Sweetmeat | |
---|---|
Sire | Gladiator |
Grandsire | Partisan |
Dam | Lollypop |
Damsire | Starch or Voltaire |
Sex | Stallion |
Foaled | 1842 |
Country | England |
Colour | Bay or brown |
Breeder | Major Yarburgh |
Owner | Mr A. W. Hill James Cookson |
Record | 22: 19 -1-0 |
Major wins | |
Doncaster Gold Cup (1845) | |
Last updated on 11 July 2011 |
Sweetmeat (foaled 1842) was a successful English Thoroughbred racehorse that won 16 consecutive races (including walk-overs) as a three-year-old, including the Doncaster Gold Cup, and was a useful sire of the early 19th century.
He was a bay or brown colt foaled in 1842 that was sired by Gladiator, who became an important sire in France. Sweetmeat’s dam, Lollypop was sired by either Starch or Voltaire, as recorded in the General Stud Book, with Voltaire listed in second position, which indicates he was the last stallion to cover the mare and therefore the most likely sire of Lollypop. If Lollypop was indeed by Voltaire she was incestuously inbred to Blacklock, who was the sire of both Voltaire and Belinda (the dam of Lollypop).

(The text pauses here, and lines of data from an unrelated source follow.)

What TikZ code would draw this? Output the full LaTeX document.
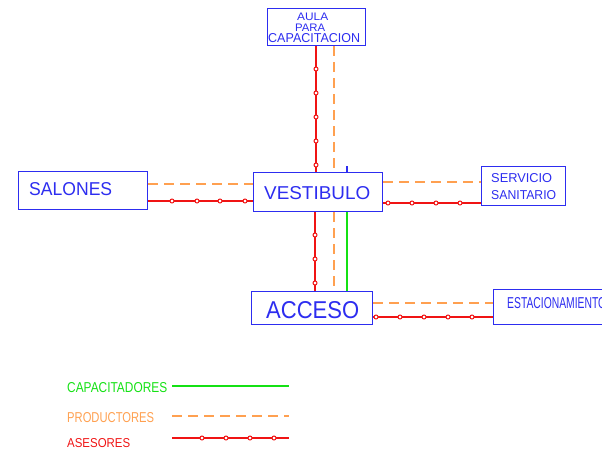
\documentclass[tikz,border=0pt]{standalone}
\usepackage{fontspec}
\setmainfont{Liberation Sans}
\usepackage{graphicx}
\definecolor{cadblue}{RGB}{45,45,240}
\definecolor{cadred}{RGB}{240,20,20}
\definecolor{cadorange}{RGB}{255,160,80}
\definecolor{cadgreen}{RGB}{20,225,20}
\newcommand{\fitw}[3]{\resizebox{#1pt}{#2pt}{#3}}
\tikzset{
  box/.style={draw=cadblue, line width=1.4pt, fill=white, inner sep=0pt, anchor=north west},
  lbl/.style={inner sep=0pt, anchor=west, text=cadblue},
  aseline/.style={draw=cadred, line width=1.5pt},
  proline/.style={draw=cadorange, line width=1.6pt, dash pattern=on 10pt off 6pt},
  capline/.style={draw=cadgreen, line width=1.4pt},
  asedot/.style={draw=cadred, line width=1pt, fill=white},
}
\begin{document}
\begin{tikzpicture}[x=1pt,y=-1pt]
\useasboundingbox (0,0) rectangle (602,452);
\clip (0,0) rectangle (602,452);
% boxes
\node[box, minimum width=98pt, minimum height=37pt] (aula) at (267,8) {};
\node[box, minimum width=129pt, minimum height=38pt] (sal) at (18,171) {};
\node[box, minimum width=129pt, minimum height=39pt] (vest) at (253,172) {};
\node[box, minimum width=84pt, minimum height=39pt] (serv) at (481,166) {};
\node[box, minimum width=121pt, minimum height=33pt] (acc) at (251,291) {};
\node[box, minimum width=130pt, minimum height=35pt] (est) at (493,289) {};
% texts
\node[lbl] (t1) at (297,16.5) {\fitw{31}{7.5}{AULA}};
\node[lbl] (t2) at (295,27.5) {\fitw{30}{7.5}{PARA}};
\node[lbl] (t3) at (268,38.5) {\fitw{92}{9}{CAPACITACION}};
\node[lbl] (t4) at (29,189.5) {\fitw{83}{13}{SALONES}};
\node[lbl] (t5) at (264,193) {\fitw{106}{13}{VESTIBULO}};
\node[lbl] (t6) at (491,178.5) {\fitw{61}{9}{SERVICIO}};
\node[lbl] (t7) at (491,195) {\fitw{65}{9}{SANITARIO}};
\node[lbl] (t8) at (266,310.5) {\fitw{93}{17}{ACCESO}};
\node[lbl] (t9) at (507,303.5) {\fitw{99}{11}{ESTACIONAMIENTO}};
% ASESORES (red with circles)
\draw[aseline] (aula.south -| 316,0) -- (vest.north -| 316,0);
\foreach \y in {69,93,117,141,165} \draw[asedot] (316,\y) circle (2pt);
\draw[aseline] (vest.south -| 315,0) -- (acc.north -| 315,0);
\foreach \y in {235,259,283} \draw[asedot] (315,\y) circle (2pt);
\draw[aseline] (sal.east |- 0,201) -- (vest.west |- 0,201);
\foreach \x in {172,197,220,245} \draw[asedot] (\x,201) circle (2pt);
\draw[aseline] (vest.east |- 0,203) -- (serv.west |- 0,203);
\foreach \x in {388,412,436,460} \draw[asedot] (\x,203) circle (2pt);
\draw[aseline] (acc.east |- 0,317) -- (est.west |- 0,317);
\foreach \x in {376,400,424,448,472} \draw[asedot] (\x,317) circle (2pt);
% PRODUCTORES (orange dashed)
\draw[proline] (aula.south -| 334,0) -- (vest.north -| 334,0);
\draw[proline] (vest.south -| 334,0) -- (acc.north -| 334,0);
\draw[proline] (sal.east |- 0,184) -- (vest.west |- 0,184);
\draw[proline] (vest.east |- 0,182) -- (serv.west |- 0,182);
\draw[proline] (acc.east |- 0,303) -- (est.west |- 0,303);
% CAPACITADORES (green)
\draw[capline] (vest.south -| 347,0) -- (acc.north -| 347,0);
\draw[draw=cadblue, line width=1.4pt] (347,166) -- (vest.north -| 347,0);
% legend
\node[lbl, text=cadgreen] (lg1) at (67,388) {\fitw{100}{10}{CAPACITADORES}};
\node[lbl, text=cadorange] (lg2) at (67,418) {\fitw{87}{10}{PRODUCTORES}};
\node[lbl, text=cadred] (lg3) at (67,443.5) {\fitw{63}{9}{ASESORES}};
\coordinate (g1) at (172,386); \coordinate (g2) at (289,386);
\coordinate (o1) at (172,416); \coordinate (o2) at (289,416);
\coordinate (r1) at (172,438); \coordinate (r2) at (289,438);
\draw[capline] (g1) -- (g2);
\draw[proline] (o1) -- (o2);
\draw[aseline] (r1) -- (r2);
\foreach \x in {202,226,250,274} \draw[asedot] (\x,438) circle (2pt);
\end{tikzpicture}
\end{document}
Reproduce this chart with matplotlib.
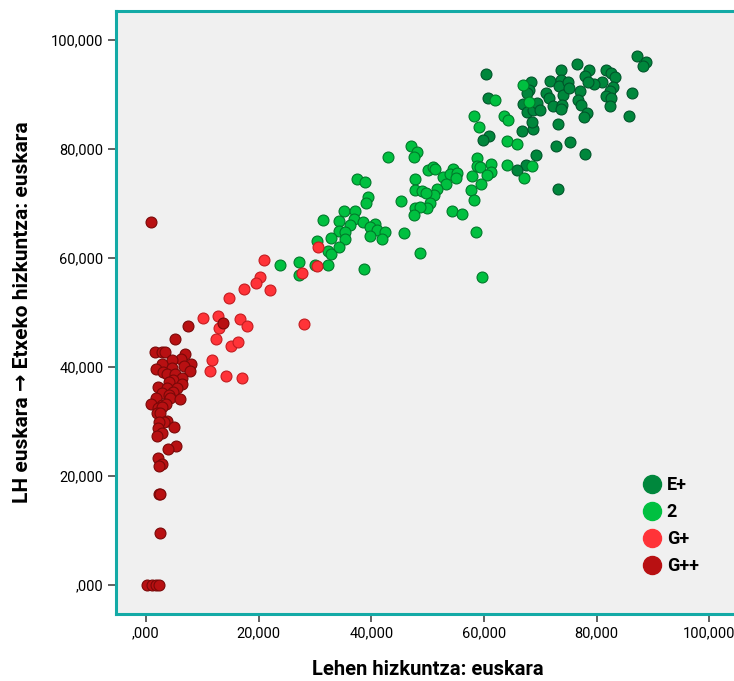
import matplotlib
matplotlib.use('Agg')
import matplotlib.pyplot as plt
from matplotlib.lines import Line2D
from matplotlib.ticker import FuncFormatter

plt.rcParams['font.family'] = ['Roboto', 'DejaVu Sans']

# E+ (berde iluna)
eplus_x = [60.3, 60.8, 60.9, 59.9, 66.8, 68.7, 68.6, 68.4, 68.0, 67.6, 67.0, 67.6, 68.7, 69.4, 69.9,
           71.1, 71.5, 71.8, 73.6, 73.6, 73.4, 74.9, 74.1, 72.3, 73.9, 73.7, 73.2, 72.8, 75.3, 69.3,
           67.4, 65.8, 73.2, 87.2, 88.7, 88.3, 76.5, 78.7, 77.9, 81.6, 82.6, 83.2, 81.0, 79.6, 78.5,
           75.1, 77.0, 82.9, 82.3, 81.7, 82.5, 82.4, 86.3, 76.7, 77.3, 78.3, 77.7, 85.7, 77.9]
eplus_y = [93.8, 89.4, 82.3, 81.6, 83.3, 83.7, 85.0, 92.2, 90.8, 90.2, 88.3, 86.8, 87.2, 88.5, 87.2,
           90.2, 89.4, 92.4, 94.4, 92.7, 91.6, 92.2, 89.9, 87.8, 88.1, 87.3, 84.5, 80.6, 81.2, 78.9,
           77.1, 76.1, 72.7, 97.1, 95.9, 95.2, 95.5, 94.4, 93.4, 94.4, 93.9, 93.2, 92.3, 91.9, 92.2,
           91.1, 90.6, 91.3, 90.6, 89.8, 89.3, 87.8, 90.3, 88.9, 88.1, 86.6, 85.8, 86.0, 79.1]

# 2 (berde argia)
two_x = [62.0, 58.3, 59.1, 63.5, 64.3, 64.1, 65.9, 67.0, 68.0, 68.6, 67.2, 64.1, 58.7, 61.3, 58.8,
         59.3, 61.2, 60.6, 57.9, 59.4, 57.7, 58.3, 58.6, 54.3, 56.1, 47.0, 48.1, 47.6, 50.0, 51.0,
         51.4, 47.8, 52.8, 54.5, 54.0, 55.3, 55.0, 53.3, 51.7, 51.2, 47.7, 49.0, 49.7, 50.5, 49.9,
         47.8, 48.7, 47.6, 45.2, 45.8, 48.7, 59.6, 43.0, 37.4, 38.9, 39.5, 39.1, 35.2, 37.2, 31.5,
         34.3, 36.9, 36.2, 38.6, 40.6, 39.7, 41.0, 42.5, 34.2, 35.4, 32.9, 35.3, 39.7, 42.0, 30.3,
         32.4, 32.8, 34.2, 27.2, 23.8, 30.0, 32.3, 27.2, 38.8]
two_y = [88.9, 86.1, 84.0, 86.1, 85.3, 81.5, 81.0, 91.7, 88.6, 76.9, 74.7, 77.0, 78.4, 77.2, 76.8,
         76.6, 75.8, 75.2, 75.0, 73.5, 72.4, 70.6, 64.8, 68.6, 68.1, 80.6, 79.4, 78.5, 76.1, 76.6,
         76.3, 74.5, 74.8, 76.4, 75.4, 75.5, 74.6, 73.5, 72.6, 71.6, 72.4, 72.2, 72.0, 70.0, 69.2,
         69.2, 69.4, 67.8, 70.5, 64.5, 61.0, 56.6, 78.6, 74.4, 73.9, 71.1, 70.0, 68.6, 68.6, 67.0,
         66.8, 67.2, 66.1, 66.6, 66.2, 65.7, 65.1, 64.7, 65.0, 64.7, 63.7, 63.4, 64.0, 63.4, 63.2,
         61.3, 60.7, 62.1, 59.3, 58.7, 58.8, 58.8, 56.9, 58.0]

# G+ (gorria)
gplus_x = [20.9, 30.5, 30.4, 27.7, 20.2, 19.5, 22.0, 17.5, 14.7, 10.1, 12.8, 12.9, 16.7, 18.0,
           28.0, 12.4, 15.1, 16.3, 11.7, 11.4, 14.2, 17.0]
gplus_y = [59.6, 62.1, 58.5, 57.2, 56.5, 55.5, 54.2, 54.3, 52.6, 49.0, 49.4, 47.1, 48.8, 47.6,
           47.9, 45.1, 43.9, 44.5, 41.3, 39.3, 38.4, 38.0]

# G++ (gorri iluna)
gpp_x = [0.9, 7.4, 13.7, 5.1, 1.6, 2.8, 3.4, 7.0, 6.2, 4.6, 8.0, 2.9, 6.7, 4.7, 1.8, 7.9, 3.1,
         3.7, 5.1, 6.5, 4.8, 4.1, 6.5, 2.2, 3.7, 5.6, 4.8, 2.8, 4.1, 1.8, 4.3, 6.0, 1.0, 2.8, 3.5,
         2.1, 2.9, 2.0, 2.6, 3.7, 3.2, 2.3, 5.0, 2.1, 2.8, 1.9, 5.3, 4.0, 2.2, 2.8, 2.3, 2.3, 2.6,
         2.5, 0.2, 1.1, 1.8, 2.3]
gpp_y = [66.6, 47.6, 48.1, 45.1, 42.8, 42.8, 42.8, 42.3, 41.5, 41.2, 40.6, 40.6, 40.1, 39.9,
         39.6, 39.3, 39.0, 38.8, 38.8, 37.9, 37.6, 37.2, 36.9, 36.3, 36.1, 36.1, 35.5, 35.2, 34.9,
         34.4, 34.3, 34.1, 33.3, 33.0, 33.2, 32.5, 32.7, 31.5, 31.5, 30.1, 29.9, 29.9, 29.0, 28.8,
         27.9, 27.3, 25.5, 25.0, 23.3, 22.2, 21.8, 16.7, 16.7, 9.5, 0.0, 0.0, 0.0, 0.0]

labels = ['E+', '2', 'G+', 'G++']
colors = ['#00873c', '#00c040', '#ff3338', '#b81012']
edges = ['#00552a', '#007a2a', '#c41c20', '#7a0808']
ticks = [0, 20, 40, 60, 80, 100]

fig = plt.figure(figsize=(7.34, 6.81), dpi=100)
ax = fig.add_axes([0.158, 0.0984, 0.849, 0.8854])
ax.set_facecolor('#f0f0f0')

series = [(eplus_x, eplus_y), (two_x, two_y), (gplus_x, gplus_y), (gpp_x, gpp_y)]
for (xs, ys), c, e in zip(series, colors, edges):
    ax.scatter(xs, ys, s=62, c=c, edgecolors=e, linewidths=0.8, zorder=3)

ax.set_xlim(-5.3, 105.3)
ax.set_ylim(-5.3, 105.3)
ax.set_xticks(ticks)
ax.set_yticks(ticks)
fmt = FuncFormatter(lambda v, p: ',000' if v == 0 else f'{int(v)},000')
ax.xaxis.set_major_formatter(fmt)
ax.yaxis.set_major_formatter(fmt)
ax.tick_params(direction='out', length=6, width=1.3, color='#555555', labelsize=10.5, pad=3)

for s in ax.spines.values():
    s.set_color('#13aaa6')
    s.set_linewidth(2.2)

ax.set_xlabel('Lehen hizkuntza: euskara', fontsize=14.5, fontweight='bold', labelpad=14)
ax.set_ylabel('LH euskara → Etxeko hizkuntza: euskara', fontsize=15, fontweight='bold',
              labelpad=14)

handles = [Line2D([], [], marker='o', linestyle='', markersize=13, markerfacecolor=c,
                  markeredgecolor=c) for c in colors]
ax.legend(handles, labels, loc='center left', bbox_to_anchor=(0.817, 0.146), frameon=False,
          prop={'weight': 'bold', 'size': 13}, handletextpad=0.2, labelspacing=0.5,
          handlelength=1.2)

fig.savefig('out.png', dpi=100)
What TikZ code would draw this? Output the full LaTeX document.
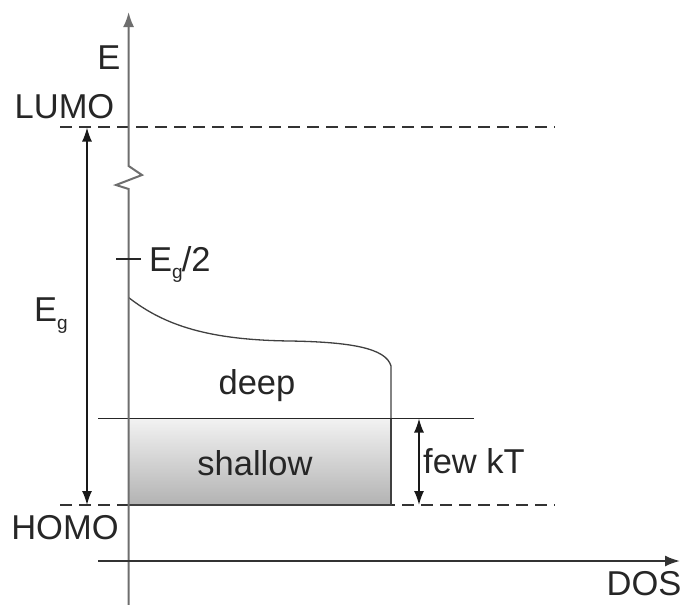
\documentclass[tikz,border=0pt]{standalone}
\usepackage{fontspec}
\setmainfont{Liberation Sans}
\usetikzlibrary{arrows.meta}
\definecolor{axisgray}{HTML}{6E6E6E}
\begin{document}
\begin{tikzpicture}[x=1pt,y=-1pt,
  lbl/.style={inner sep=0pt,anchor=base,font=\fontsize{34.5}{40}\selectfont,text=black!85},
  axisline/.style={draw=axisgray,line width=2pt},
  level/.style={draw=black!80,line width=1.7pt,dash pattern=on 12pt off 7pt},
  solidline/.style={draw=black!85,line width=1.7pt},
  dimarrow/.style={draw=black!90,line width=1.7pt,{Latex[length=14pt,width=10pt]}-{Latex[length=14pt,width=10pt]}},
  tip/.style={-{Latex[length=15pt,width=11pt]}}
]
\useasboundingbox (0,0) rectangle (683,605);
% coordinates
\coordinate (ybot) at (128.6,605);
\coordinate (ytop) at (128.6,12);
\coordinate (zz1) at (128.6,189);
\coordinate (zz2) at (116,185);
\coordinate (zz3) at (142,175);
\coordinate (zz4) at (128.6,166);
\coordinate (xl) at (98,561);
\coordinate (xr) at (680,561);
\coordinate (lumoL) at (60,127);
\coordinate (lumoR) at (555,127);
\coordinate (homoL) at (60,505);
\coordinate (homoR) at (555,505);
\coordinate (boxTL) at (128.6,418.5);
\coordinate (boxBR) at (391,505);
\coordinate (shL) at (98,418.5);
\coordinate (shR) at (474,418.5);
\coordinate (egT) at (87,127.5);
\coordinate (egB) at (87,505);
\coordinate (ktT) at (419,418.5);
\coordinate (ktB) at (419,505);
\coordinate (tickL) at (116,259);
\coordinate (tickR) at (141,259);
\coordinate (c0) at (128.6,297.5);
\coordinate (c1) at (290,341);
\coordinate (c2) at (391,366);
% shallow box
\shade[top color=black!5,bottom color=black!30] (boxTL) rectangle (boxBR);
% dashed levels
\draw[level] (lumoL) -- (lumoR);
\draw[level] (homoL) -- (homoR);
\draw[draw=black!75,line width=1.7pt] (boxTL) rectangle (boxBR);
% deep DOS curve
\draw[draw=black!75,line width=1.3pt] (c0) .. controls (165,326) and (210,340) .. (c1)
  .. controls (350,342) and (386,348) .. (c2) -- (boxBR|-boxTL);
% shallow/deep separator
\draw[solidline] (shL) -- (shR);
% axes
\draw[axisline,tip] (ybot) -- (zz1) -- (zz2) -- (zz3) -- (zz4) -- (ytop);
\draw[axisline,draw=black!80,tip] (xl) -- (xr);
% tick
\draw[solidline,line width=1.5pt] (tickL) -- (tickR);
% dimension arrows
\draw[dimarrow] (egT) -- (egB);
\draw[dimarrow] (ktT) -- (ktB);
% labels
\node[lbl] (E) at (109,69) {E};
\node[lbl] (lumo) at (64.5,118) {LUMO};
\node[lbl] (homo) at (65,539) {HOMO};
\node[lbl] (dos) at (644,595) {DOS};
\node[lbl] (deep) at (257,394) {deep};
\node[lbl] (shallow) at (255,475) {shallow};
\node[lbl,anchor=base west] (fewkt) at (423,473) {few kT};
\node[lbl,anchor=base west] (eg2) at (149,271) {E\raisebox{-7pt}{\fontsize{19}{22}\selectfont g}\kern-1pt/2};
\node[lbl,anchor=base west] (eg) at (34,321) {E\raisebox{-8pt}{\fontsize{19}{22}\selectfont g}};
\end{tikzpicture}
\end{document}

In July 1844 Sweetmeat won the Stanley Stakes at Liverpool. He then won a £220 sweep at Wolverhampton, and a 60 sovereign race at Wrexham, defeating three other horses. In the Two Year Old Stakes at Nottingham, he finished second.
Sweetmeat was undefeated in his 16 starts, including a number of walk-overs, as a three-year-old, which included victories in the Ascot Gold Vase and the 2¼ mile Doncaster Gold Cup defeating Alice Hawthorne who had twice previously won the race.
Sweetmeat only started once at four, in the Chester Cup in which he was unplaced. At five he started once again, at Chester in the Cheshire Stakes, and was again unplaced.
Sweetmeat finished his racing career with 22 race starts for 19 wins, 1 second and 2 unplaced runs.
In 1847 James Cookson purchased Sweetmeat for 300 guineas as a sire for his Neasham Hall Stud near Darlington. It was here that Cookson bred the great Formosa who won in 1868 the 1,000 Guineas Stakes, 2,000 Guineas Stakes, St. Leger Stakes, Epsom Oaks and Newmarket Oaks. Seven years earlier Cookson bred both Dundee and Kettledrum, who finished first and second in the Epsom Derby. Sweetmeat stood at this stud until 1861 when, aged 19 and blind, he was sold for 800 guineas and exported to Russia.